What you need to do:
Identify and copy all lines of the material where the string "chart" is found.

Code that draws figures:
------------------------------------
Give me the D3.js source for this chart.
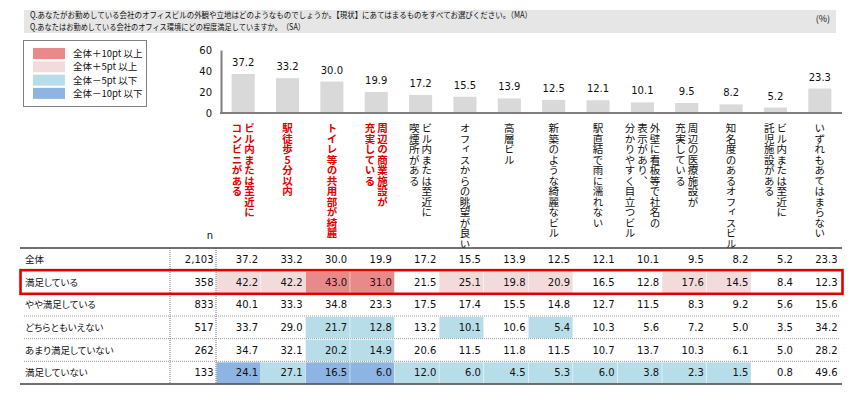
<!DOCTYPE html>
<html><head><meta charset="utf-8">
<script src="https://cdn.jsdelivr.net/npm/d3@7"></script>
<style>
html,body{margin:0;padding:0;background:#fff;}
svg{display:block;}
.jp{font-family:"Noto Sans CJK JP",sans-serif;}
.num{font-family:"DejaVu Sans","Noto Sans CJK JP",sans-serif;}
</style>
</head><body>
<svg id="chart" width="858" height="395"></svg>
<script>
// ---------- data ----------
const questionLines = [
  "Q.あなたがお勤めしている会社のオフィスビルの外観や立地はどのようなものでしょうか。【現状】にあてはまるものをすべてお選びください。（MA）",
  "Q.あなたはお勤めしている会社のオフィス環境にどの程度満足していますか。　（SA）"
];
const categories = [
  ["ビル内または至近に","コンビニがある"],
  ["駅徒歩5分以内"],
  ["トイレ等の共用部が綺麗"],
  ["周辺の商業施設が","充実している"],
  ["ビル内または至近に","喫煙所がある"],
  ["オフィスからの眺望が良い"],
  ["高層ビル"],
  ["新築のような綺麗なビル"],
  ["駅直結で雨に濡れない"],
  ["外壁に看板等で社名の","表示があり、","分かりやすく目立つビル"],
  ["周辺の医療施設が","充実している"],
  ["知名度のあるオフィスビル"],
  ["ビル内または至近に","託児施設がある"],
  ["いずれもあてはまらない"]
];
const highlightedCategories = [0,1,2,3];
const totalValues = [37.2,33.2,30.0,19.9,17.2,15.5,13.9,12.5,12.1,10.1,9.5,8.2,5.2,23.3];
const yTicks = [0,20,40,60];
const rowLabels = ["全体","満足している","やや満足している","どちらともいえない","あまり満足していない","満足していない"];
const rowN = ["2,103","358","833","517","262","133"];
const rowValues = [
  [37.2,33.2,30.0,19.9,17.2,15.5,13.9,12.5,12.1,10.1,9.5,8.2,5.2,23.3],
  [42.2,42.2,43.0,31.0,21.5,25.1,19.8,20.9,16.5,12.8,17.6,14.5,8.4,12.3],
  [40.1,33.3,34.8,23.3,17.5,17.4,15.5,14.8,12.7,11.5,8.3,9.2,5.6,15.6],
  [33.7,29.0,21.7,12.8,13.2,10.1,10.6,5.4,10.3,5.6,7.2,5.0,3.5,34.2],
  [34.7,32.1,20.2,14.9,20.6,11.5,11.8,11.5,10.7,13.7,10.3,6.1,5.0,28.2],
  [24.1,27.1,16.5,6.0,12.0,6.0,4.5,5.3,6.0,3.8,2.3,1.5,0.8,49.6]
];
const legendLabels = ["全体＋10pt 以上","全体＋5pt 以上","全体－5pt 以下","全体－10pt 以下"];
const legendColors = ["#E8898A","#F2DCDB","#B7DEE8","#8DB4E2"];
const boxedRow = 1;

// ---------- drawing ----------
const svg = d3.select("#chart");

// header
svg.append("rect").attr("x",24).attr("y",10).attr("width",812).attr("height",23).attr("fill","#e6e6e6");
const qLens = [502, 275];
questionLines.forEach((t,i)=>{
  svg.append("text").attr("class","jp").attr("x",30).attr("y",18+i*11.5)
    .attr("font-size","8.5px").attr("fill","#111")
    .attr("textLength",qLens[i]).attr("lengthAdjust","spacingAndGlyphs").text(t);
});
svg.append("text").attr("class","jp").attr("x",830).attr("y",21.5).attr("text-anchor","end")
  .attr("font-size","9px").attr("fill","#111").text("(%)");

// legend
const lg = svg.append("g");
lg.append("rect").attr("x",23.5).attr("y",40.5).attr("width",123).attr("height",66)
  .attr("fill","#fff").attr("stroke","#808080");
legendLabels.forEach((l,i)=>{
  const yy = 48 + i*13.3;
  lg.append("rect").attr("x",33).attr("y",yy).attr("width",32).attr("height",11).attr("fill",legendColors[i]);
  lg.append("text").attr("class","jp").attr("x",73).attr("y",yy+9).attr("font-size","9.5px")
    .attr("fill","#111").text(l);
});

// bar chart
const idx = d3.range(categories.length);
const xBar = d3.scaleBand().domain(idx).range([221,842]).paddingInner(0.48).paddingOuter(0.24);
const y = d3.scaleLinear().domain([0,60]).range([113,50]);

svg.append("g").selectAll("rect").data(totalValues).join("rect")
  .attr("x",(d,i)=>xBar(i)).attr("width",xBar.bandwidth())
  .attr("y",d=>y(d)).attr("height",d=>y(0)-y(d)).attr("fill","#d9d9d9");

svg.append("g").selectAll("text").data(totalValues).join("text")
  .attr("class","num").attr("x",(d,i)=>xBar(i)+xBar.bandwidth()/2).attr("y",d=>y(d)-8)
  .attr("text-anchor","middle").attr("font-size","10px").attr("fill","#111")
  .text(d=>d.toFixed(1));

// axes
const yAxis = d3.axisLeft(y).tickValues(yTicks).tickSize(0).tickPadding(9);
const ya = svg.append("g").attr("transform","translate(221,0)").call(yAxis);
ya.select(".domain").attr("stroke","#7f7f7f").attr("stroke-width",2);
ya.selectAll("text").attr("class","num").attr("font-size","10px").attr("fill","#111");
svg.append("line").attr("x1",220).attr("x2",842).attr("y1",y(0)).attr("y2",y(0))
  .attr("stroke","#7f7f7f").attr("stroke-width",2);

// vertical category labels
const lh = 12.5;
const cg = svg.append("g");
categories.forEach((lines,i)=>{
  const cx = xBar(i)+xBar.bandwidth()/2;
  const hl = highlightedCategories.includes(i);
  lines.forEach((ln,k)=>{
    cg.append("text").attr("class","jp")
      .attr("x", cx + (lines.length-1)/2*lh - k*lh).attr("y",123)
      .attr("font-size","10.5px")
      .attr("font-weight", hl ? "bold" : "normal")
      .attr("fill", hl ? "#e00000" : "#111")
      .style("writing-mode","vertical-rl").style("text-orientation","upright")
      .text(ln);
  });
});

// table
const xCol = d3.scaleBand().domain(idx).range([216,840]);
const yRow = d3.scaleBand().domain(d3.range(rowLabels.length)).range([248,384]);
const tg = svg.append("g");

function cls(v,base){
  const d = Math.round((v-base)*10)/10;
  if (d>=10) return legendColors[0];
  if (d>=5) return legendColors[1];
  if (d<=-10) return legendColors[3];
  if (d<=-5) return legendColors[2];
  return null;
}
// cell fills
rowValues.forEach((row,r)=>{
  if (r===0) return;
  row.forEach((v,c)=>{
    if (c===categories.length-1) return;
    const col = cls(v,totalValues[c]);
    if (!col) return;
    tg.append("rect").attr("x",xCol(c)+0.5).attr("y",yRow(r)+1)
      .attr("width",xCol.bandwidth()-0.5).attr("height",yRow.bandwidth()-1.5).attr("fill",col);
  });
});
// row separators
d3.range(1,rowLabels.length).forEach(r=>{
  tg.append("line").attr("x1",24).attr("x2",840).attr("y1",yRow(r)).attr("y2",yRow(r))
    .attr("stroke","#999").attr("stroke-width",1).attr("stroke-dasharray","1,1");
});
// vertical dotted
[170,216].forEach(xv=>{
  tg.append("line").attr("x1",xv).attr("x2",xv).attr("y1",248).attr("y2",384)
    .attr("stroke","#777").attr("stroke-width",1).attr("stroke-dasharray","1,1");
});
// top/bottom rules
[248,384].forEach(yv=>{
  tg.append("line").attr("x1",20).attr("x2",842).attr("y1",yv).attr("y2",yv)
    .attr("stroke","#404040").attr("stroke-width",1.6);
});
// n header
svg.append("text").attr("class","num").attr("x",210).attr("y",239).attr("text-anchor","middle")
  .attr("font-size","10px").attr("fill","#111").text("n");
// texts
rowLabels.forEach((l,r)=>{
  const cy = yRow(r)+yRow.bandwidth()/2+3.5;
  tg.append("text").attr("class","jp").attr("x",25).attr("y",cy).attr("font-size","9.5px")
    .style("font-feature-settings","'palt'").attr("fill","#111").text(l);
  tg.append("text").attr("class","num").attr("x",213.5).attr("y",cy).attr("text-anchor","end")
    .attr("font-size","10px").attr("fill","#111").text(rowN[r]);
  rowValues[r].forEach((v,c)=>{
    tg.append("text").attr("class","num").attr("x",xCol(c)+xCol.bandwidth()-2.5).attr("y",cy)
      .attr("text-anchor","end").attr("font-size","10px").attr("fill","#111").text(v.toFixed(1));
  });
});
// highlight box
tg.append("rect").attr("x",20.5).attr("y",yRow(boxedRow)-0.5).attr("width",822).attr("height",yRow.bandwidth()+1)
  .attr("fill","none").attr("stroke","#e00000").attr("stroke-width",2.6);
</script>
</body></html>
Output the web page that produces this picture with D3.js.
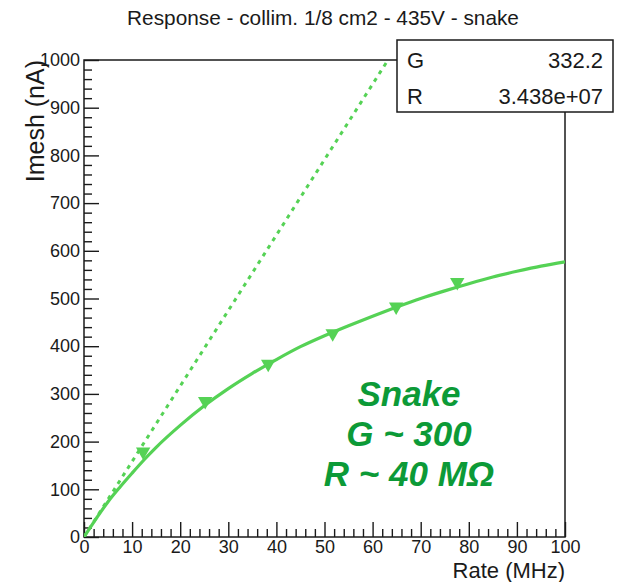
------------------------------------
The response:
Give me the D3.js source for this chart.
<svg id="chart" width="858" height="395"></svg>
const svg = d3.select("#chart");
// bar chart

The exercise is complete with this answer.